Scientific classification
- Kingdom: Fungi
- Division: Ascomycota
- Class: Dothideomycetes
- Order: Mycosphaerellales
- Family: Mycosphaerellaceae
- Genus: Cercospora
- Species: C. lentis
- Binomial name: Cercospora lentis N.D. Sharma, R.P. Mishra & A.C. Jain [as 'lensii'], (1978)

= Cercospora lentis =

- Genus: Cercospora
- Species: lentis
- Authority: N.D. Sharma, R.P. Mishra & A.C. Jain [as 'lensii'], (1978)

Species of fungus

Cercospora lentis is a fungal plant pathogen.

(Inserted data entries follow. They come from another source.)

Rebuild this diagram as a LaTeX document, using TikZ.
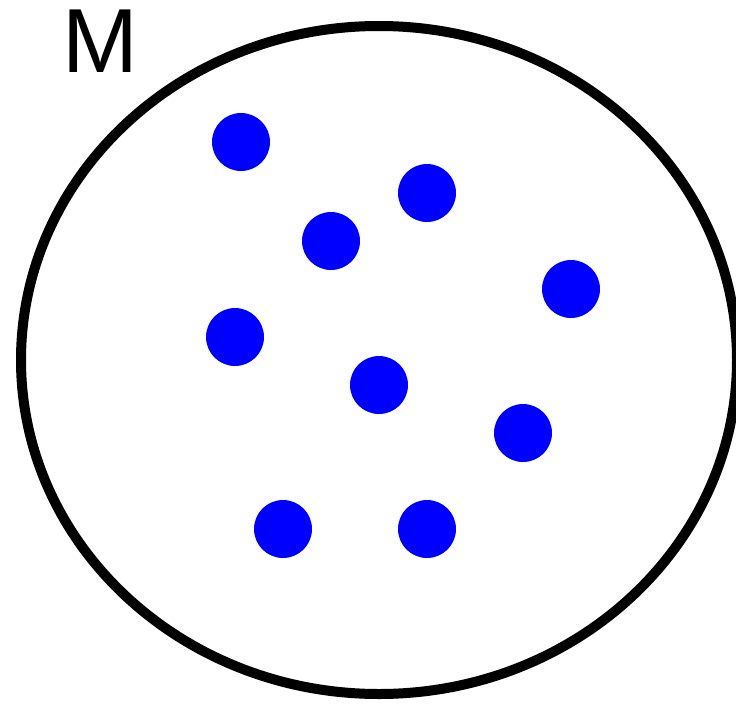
\documentclass[tikz,border=0pt]{standalone}
\usepackage{fontspec}
\setmainfont{Liberation Sans}
\usetikzlibrary{positioning}
\colorlet{cpoint}{blue}
\tikzset{
  setline/.style={draw=black, line width=10pt},
  dot/.style={circle, fill=cpoint, minimum size=58pt, inner sep=0pt},
  setlabel/.style={font=\fontsize{91}{91}\selectfont, inner sep=0pt, anchor=base},
}
\begin{document}
\begin{tikzpicture}[x=1pt, y=-1pt]
\useasboundingbox (0,0) rectangle (736,704);
\begin{scope}
\clip (0,0) rectangle (736,704);
\draw[setline] (379,360) ellipse [x radius=358, y radius=334];
\end{scope}
\node[setlabel] (lbl) at (100,72) {M};
\foreach \n/\x/\y in {1/241/142, 2/427/193, 3/331/241, 4/571/289, 5/235/337,
                      6/379/385, 7/523/433, 8/283/529, 9/427/529}
  \node[dot] (p\n) at (\x,\y) {};
\end{tikzpicture}
\end{document}
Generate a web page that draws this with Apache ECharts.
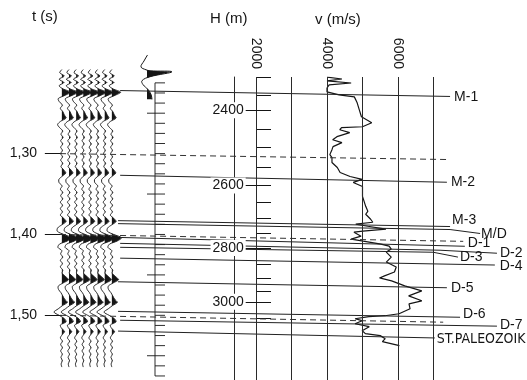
<!DOCTYPE html>
<html><head><meta charset="utf-8">
<script src="https://cdn.jsdelivr.net/npm/echarts@6/dist/echarts.min.js"></script>
<style>html,body{margin:0;padding:0;background:#fff}#c{width:527px;height:380px}</style>
</head><body><div id="c"></div>
<script>
// ================= DATA =================
// time axis (s)
const timeTicks = [1.30, 1.40, 1.50];
// velocity axis (m/s)
const velocityTicks = [2000, 4000, 6000];
const velocityGridLines = [2000, 3000, 4000, 5000, 6000, 7000];
// depth axis (m) and the two-way times at which each depth occurs
const depthLabels = [2400, 2600, 2800, 3000];
const depthLabelTimes = [1.2494, 1.3415, 1.4183, 1.4841];
// 50 m depth ticks (2300 ... 3050 m) in time
const depthMinorTimes = [1.2087, 1.2305, 1.2494, 1.2720, 1.2951, 1.3195, 1.3415, 1.3622,
  1.3817, 1.4000, 1.4183, 1.4378, 1.4549, 1.4707, 1.4841, 1.5049];
// time-scale column next to the wavelet
const scaleTickTimes = [1.2125, 1.225, 1.2375, 1.25, 1.2625, 1.275, 1.2875, 1.30, 1.3125, 1.325,
  1.3375, 1.35, 1.3625, 1.375, 1.3875, 1.40, 1.4125, 1.425, 1.4375, 1.45, 1.4625, 1.475,
  1.4875, 1.50, 1.5125, 1.525, 1.5375, 1.55, 1.5625, 1.575];
const scaleMajorTimes = [1.25, 1.35, 1.45, 1.55];
// velocity log (time s, velocity m/s)
const logTime = [1.2087, 1.2110, 1.2134, 1.2159, 1.2183, 1.2220, 1.2268, 1.2305, 1.2329, 1.2402,
  1.2488, 1.2573, 1.2646, 1.2695, 1.2707, 1.2732, 1.2768, 1.2817, 1.2854, 1.2890,
  1.2939, 1.2976, 1.3037, 1.3073, 1.3134, 1.3195, 1.3256, 1.3305, 1.3341, 1.3378,
  1.3427, 1.3549, 1.3671, 1.3732, 1.3768, 1.3829, 1.3866, 1.3890, 1.3915, 1.3951,
  1.3976, 1.3988, 1.4037, 1.4073, 1.4098, 1.4134, 1.4159, 1.4195, 1.4232, 1.4293,
  1.4354, 1.4415, 1.4476, 1.4524, 1.4549, 1.4585, 1.4646, 1.4707, 1.4768, 1.4829,
  1.4866, 1.4927, 1.4988, 1.5012, 1.5024, 1.5049, 1.5073, 1.5110, 1.5146, 1.5195,
  1.5232, 1.5256, 1.5293, 1.5329, 1.5378];
const logVelocity = [4000, 4420, 4000, 4680, 4060, 4000, 4000, 4340, 4770, 4850,
  4910, 4970, 5260, 5000, 4410, 4360, 4640, 4280, 4160, 4420,
  4170, 4140, 4080, 4140, 4140, 4290, 4370, 4650, 4990, 4740,
  5000, 5000, 5090, 5150, 5090, 5230, 5290, 4810, 5150, 5660,
  5010, 4760, 4960, 4680, 5020, 5520, 5750, 5810, 5670, 5810,
  5670, 5950, 5900, 5620, 5480, 5820, 6190, 6670, 6300, 6670,
  6310, 6340, 6030, 5630, 5180, 4790, 4990, 4790, 5190, 4990,
  5080, 5500, 5640, 5560, 6040];
// seismic trace: sampled every 4 ms from 1.196 s (amplitude in trace spacings)
const TRACE_T0 = 1.196, TRACE_DT = 0.004;
const traceAmp = [0, -0.35, 0.4, -0.45, 0.35, -0.45, 0.2, 1.45, 0.5, -0.6,
  -0.4, 0.1, -0.25, 0.15, 0.4, 0.7, -0.2, -0.7, -0.35, 0.15,
  -0.15, 0.2, -0.2, 0.15, -0.2, 0.1, -0.2, 0.12, -0.2, 0.15,
  -0.15, 0.3, 0.65, 0.05, -0.5, -0.45, 0.05, -0.25, 0.15, -0.2,
  0.15, -0.25, 0.12, -0.25, 0.1, -0.25, 0.3, 0.7, 0.0, -0.7,
  -0.75, 0.3, 1.6, 0.9, -0.4, -0.65, 0.0, -0.2, 0.15, -0.25,
  0.1, -0.25, 0.15, 0.05, 0.6, 1.1, 0.2, -0.6, -0.55, -0.15,
  0.15, 0.45, 0.9, 0.1, -0.6, -1.3, -0.45, 0.4, 0.7, -0.25,
  -0.05, 0.45, 0.05, -0.25, 0.1, -0.2, 0.1, -0.2, 0.08, -0.15,
  0.08, -0.12, 0];
const traceNumbers = [0, 1, 2, 3, 4, 5, 6, 7];
// wavelet
const waveletTime = [1.1780, 1.1854, 1.1927, 1.1963, 1.1976, 1.1988, 1.2049, 1.2098, 1.2146, 1.2207, 1.2268, 1.2329];
const waveletAmp = [0.05, -0.3, -0.6, -0.1, 0.3, 2.5, 0.3, -0.5, -0.4, 0.1, 0.4, 0.5];
// horizons: name, time at section start, time at main end, time at leader end
const horizonNames = ['M-1', 'M-2', 'M-3', 'M/D', 'D-1', 'D-2', 'D-3', 'D-4', 'D-5', 'D-6', 'D-7', 'ST.PALEOZOIK'];
const horizonTimeStart = [1.2220, 1.3268, 1.3829, 1.3866, 1.4037, 1.4110, 1.4159, 1.4293, 1.4585, 1.4951, 1.5061, 1.5195];
const horizonTimeEnd = [1.2293, 1.3354, 1.3902, 1.3939, 1.4146, 1.4195, 1.4220, 1.4378, 1.4659, 1.5024, 1.5134, 1.5280];
const horizonTimeLeader = [null, null, null, 1.3988, null, 1.4232, 1.4280, null, null, null, null, null];
// dashed time lines
const timeLineStart = [1.30, 1.40, 1.50];
const timeLineEnd = [1.3073, 1.4085, 1.5085];

// ================= LAYOUT =================
const FONT = '"Liberation Sans", Arial, Helvetica, sans-serif';
const NARROW = '"Liberation Sans Narrow", "Arial Narrow", "DejaVu Sans Condensed", "Liberation Sans", sans-serif';
const INK = '#151515';
const GRID_TOP = -3.8, GRID_BOTTOM = -1.6;
const T_MIN = 1.11, T_MAX = 1.58;
const PX_PER_S = (380 - GRID_BOTTOM - GRID_TOP) / (T_MAX - T_MIN);
const LOG_TOP = 77;
const LOG_T_MIN = T_MIN + (LOG_TOP - GRID_TOP) / PX_PER_S;
const V_MIN = 1400, V_MAX = 7000, PX_PER_V = 0.0355, V_LEFT = 234.7;
// section x-positions (fraction of width)
const hStart = [0.228, 0.228, 0.224, 0.224, 0.228, 0.228, 0.228, 0.228, 0.224, 0.224, 0.228, 0.224];
const hEnd = [0.854, 0.848, 0.854, 0.854, 0.882, 0.835, 0.822, 0.939, 0.848, 0.873, 0.943, 0.825];
const hLeader = [null, null, null, 0.911, null, 0.943, 0.869, null, null, null, null, null];
const hLabelOffset = [[4, 1], [4, 0], [2, -6], [1, 1], [3, -3], [3, 0], [2, 0], [5, 1], [4, 0], [3, -3], [3, -1], [2, 1]];
const hLabelSize = [14, 14, 14, 14, 14, 14, 14, 14, 14, 14, 14, 14];
const hLabelFont = [FONT, FONT, FONT, FONT, FONT, FONT, FONT, FONT, FONT, FONT, FONT, NARROW];
const tlStart = 0.114, tlEnd = [0.848, 0.879, 0.841];
const TRACE_SCALE = 0.85;

const traceTimes = traceAmp.map((_, k) => TRACE_T0 + k * TRACE_DT);

function wiggle(api, base, times, amps, scale, lw, smooth) {
  const pts = [], polys = [];
  let cur = null;
  for (let k = 0; k < times.length; k++) {
    const a = amps[k];
    const p = api.coord([base + a * scale, times[k]]);
    if (k === 0) {
      if (a > 0) cur = [api.coord([base, times[0]])];
    } else {
      const a0 = amps[k - 1];
      if ((a0 > 0) !== (a > 0)) {
        const f = a0 / (a0 - a);
        const tc = times[k - 1] + f * (times[k] - times[k - 1]);
        const pc = api.coord([base, tc]);
        if (a > 0) cur = [pc];
        else if (cur) { cur.push(pc); polys.push(cur); cur = null; }
      }
    }
    if (a > 0 && cur) cur.push(p);
    pts.push(p);
  }
  if (cur) { cur.push(api.coord([base, times[times.length - 1]])); polys.push(cur); }
  const children = polys.map(pp => ({ type: 'polygon', shape: { points: pp }, style: { fill: INK } }));
  children.push({ type: 'polyline', shape: { points: pts, smooth }, style: { stroke: INK, lineWidth: lw, fill: null } });
  return children;
}

const hiddenX = (grid, min, max) => ({ type: 'value', gridIndex: grid, min, max, show: false });
const hiddenY = (grid, min, max) => ({ type: 'value', gridIndex: grid, min, max, inverse: true, show: false });

const series = [];
// seismic traces
series.push({
  type: 'custom', xAxisIndex: 1, yAxisIndex: 1, silent: true,
  data: traceNumbers.map(n => [n]),
  renderItem: (params, api) => ({ type: 'group', children: wiggle(api, api.value(0), traceTimes, traceAmp, TRACE_SCALE, 0.9, 0.3) })
});
// wavelet
series.push({
  type: 'custom', xAxisIndex: 2, yAxisIndex: 2, silent: true,
  data: [[0]],
  renderItem: (params, api) => ({ type: 'group', children: wiggle(api, 0, waveletTime, waveletAmp, 1, 1, 0.4) })
});
// time-scale column
series.push({
  type: 'line', xAxisIndex: 2, yAxisIndex: 2, silent: true, symbol: 'none',
  data: [[0.8, scaleTickTimes[0]], [0.8, scaleTickTimes[scaleTickTimes.length - 1]]],
  lineStyle: { color: INK, width: 0.9 }
});
series.push({
  type: 'custom', xAxisIndex: 2, yAxisIndex: 2, silent: true,
  data: scaleTickTimes.map(t => [t]),
  renderItem: (params, api) => {
    const t = api.value(0);
    const major = scaleMajorTimes.indexOf(t) >= 0;
    const a = api.coord([major ? 0 : 0.8, t]), b = api.coord([1.8, t]);
    return { type: 'line', shape: { x1: a[0], y1: a[1], x2: b[0], y2: b[1] }, style: { stroke: INK, lineWidth: 0.9 } };
  }
});
// velocity log + vertical grid lines
series.push({
  type: 'line', xAxisIndex: 3, yAxisIndex: 3, silent: true, symbol: 'none',
  data: logTime.map((t, i) => [logVelocity[i], t]),
  lineStyle: { color: INK, width: 1.2 },
  markLine: {
    silent: true, symbol: 'none', label: { show: false },
    lineStyle: { color: '#2a2a2a', width: 1, type: 'solid' },
    data: velocityGridLines.map(v => ({ xAxis: v }))
  }
});
// dashed time lines
timeLineStart.forEach((t, i) => {
  series.push({
    type: 'line', xAxisIndex: 0, yAxisIndex: 0, silent: true, symbol: 'none',
    data: [[tlStart, t], [tlEnd[i], timeLineEnd[i]]],
    lineStyle: { color: '#333', width: 1, type: [6, 4] }
  });
});
// horizons
horizonNames.forEach((name, i) => {
  const d = [[hStart[i], horizonTimeStart[i]], [hEnd[i], horizonTimeEnd[i]]];
  if (horizonTimeLeader[i] !== null) d.push([hLeader[i], horizonTimeLeader[i]]);
  series.push({
    type: 'line', xAxisIndex: 0, yAxisIndex: 0, silent: true, symbol: 'none', name,
    data: d,
    lineStyle: { color: '#222', width: 1 },
    endLabel: {
      show: true, formatter: name, color: INK, fontSize: hLabelSize[i], fontFamily: hLabelFont[i],
      distance: 0, offset: hLabelOffset[i]
    }
  });
});

const option = {
  animation: false,
  backgroundColor: '#fff',
  textStyle: { fontFamily: FONT },
  grid: [
    { left: 0, right: 0, top: GRID_TOP, bottom: GRID_BOTTOM },
    { left: 59, width: 66, top: GRID_TOP, bottom: GRID_BOTTOM },
    { left: 130, width: 50, top: GRID_TOP, bottom: GRID_BOTTOM },
    { left: V_LEFT, width: (V_MAX - V_MIN) * PX_PER_V, top: LOG_TOP, bottom: GRID_BOTTOM }
  ],
  xAxis: [
    hiddenX(0, 0, 1),
    hiddenX(1, -0.4, 8.84),
    hiddenX(2, -1.7, 3.3),
    {
      type: 'value', gridIndex: 3, min: V_MIN, max: V_MAX, position: 'top',
      axisLine: { show: false }, axisTick: { show: false }, splitLine: { show: false },
      axisLabel: { customValues: velocityTicks, rotate: 90, margin: 8, fontSize: 14, color: INK, fontFamily: FONT,
        formatter: v => String(v) }
    }
  ],
  yAxis: [
    hiddenY(0, T_MIN, T_MAX),
    {
      type: 'value', gridIndex: 1, min: T_MIN, max: T_MAX, inverse: true, position: 'left',
      axisLine: { show: false }, splitLine: { show: false },
      axisTick: { show: true, customValues: timeTicks, length: 17, lineStyle: { color: INK, width: 1 } },
      axisLabel: { customValues: timeTicks, margin: 22, fontSize: 14, color: INK, fontFamily: FONT,
        formatter: v => v.toFixed(2).replace('.', ',') }
    },
    hiddenY(2, T_MIN, T_MAX),
    {
      type: 'value', gridIndex: 3, min: LOG_T_MIN, max: T_MAX, inverse: true, position: 'left', z: 10,
      axisLine: { show: true, lineStyle: { color: '#2a2a2a', width: 1 } }, splitLine: { show: false },
      axisTick: { show: true, inside: true, customValues: depthLabelTimes, length: 36, lineStyle: { color: INK, width: 1 } },
      axisLabel: {
        customValues: depthLabelTimes, margin: -11, fontSize: 14, color: INK, fontFamily: FONT,
        backgroundColor: '#fff', padding: [1, 2, 1, 2],
        formatter: v => {
          let best = 0;
          depthLabelTimes.forEach((t, i) => { if (Math.abs(t - v) < Math.abs(depthLabelTimes[best] - v)) best = i; });
          return String(depthLabels[best]);
        }
      }
    },
    {
      type: 'value', gridIndex: 3, min: LOG_T_MIN, max: T_MAX, inverse: true, position: 'left',
      offset: -(256 - V_LEFT),
      axisLine: { show: false }, splitLine: { show: false }, axisLabel: { show: false },
      axisTick: { show: true, inside: true, customValues: depthMinorTimes, length: 15, lineStyle: { color: INK, width: 1 } }
    }
  ],
  graphic: [
    { type: 'text', left: 32, top: 9, style: { text: 't (s)', fontSize: 15, fill: INK, fontFamily: FONT } },
    { type: 'text', left: 210, top: 11, style: { text: 'H (m)', fontSize: 15, fill: INK, fontFamily: FONT } },
    { type: 'text', left: 315, top: 12, style: { text: 'v (m/s)', fontSize: 15, fill: INK, fontFamily: FONT } }
  ],
  series
};
const chart = echarts.init(document.getElementById('c'), null, { renderer: 'canvas' });
chart.setOption(option);
</script></body></html>
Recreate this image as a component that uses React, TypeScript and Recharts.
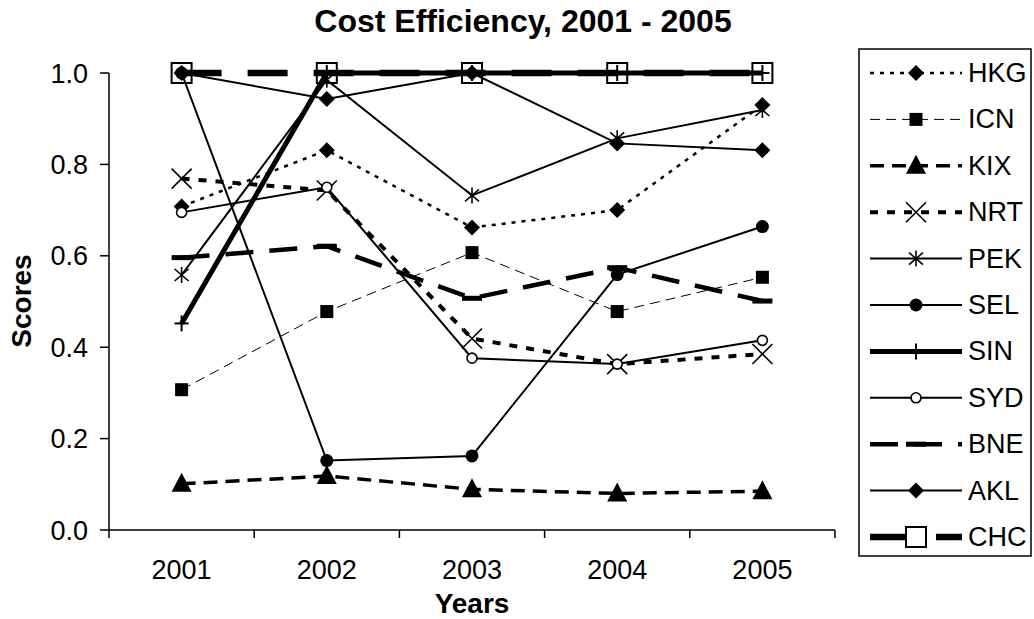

== Biology and disease on lentils ==
Cercospora lentis is a fungal plant pathogen that causes leaf spot disease in lentil crops (Lens culinaris). It belongs to a large group of fungi in the genus Cercospora, which are known to infect many agricultural plants worldwide.

The disease typically appears as small brown to dark lesions on leaves, which may expand under warm and humid conditions. Severe infections can reduce photosynthesis and lead to decreased crop yield.

The fungus spreads through spores that are dispersed by wind and rain splash and can survive in infected plant debris, allowing the disease to persist between growing seasons.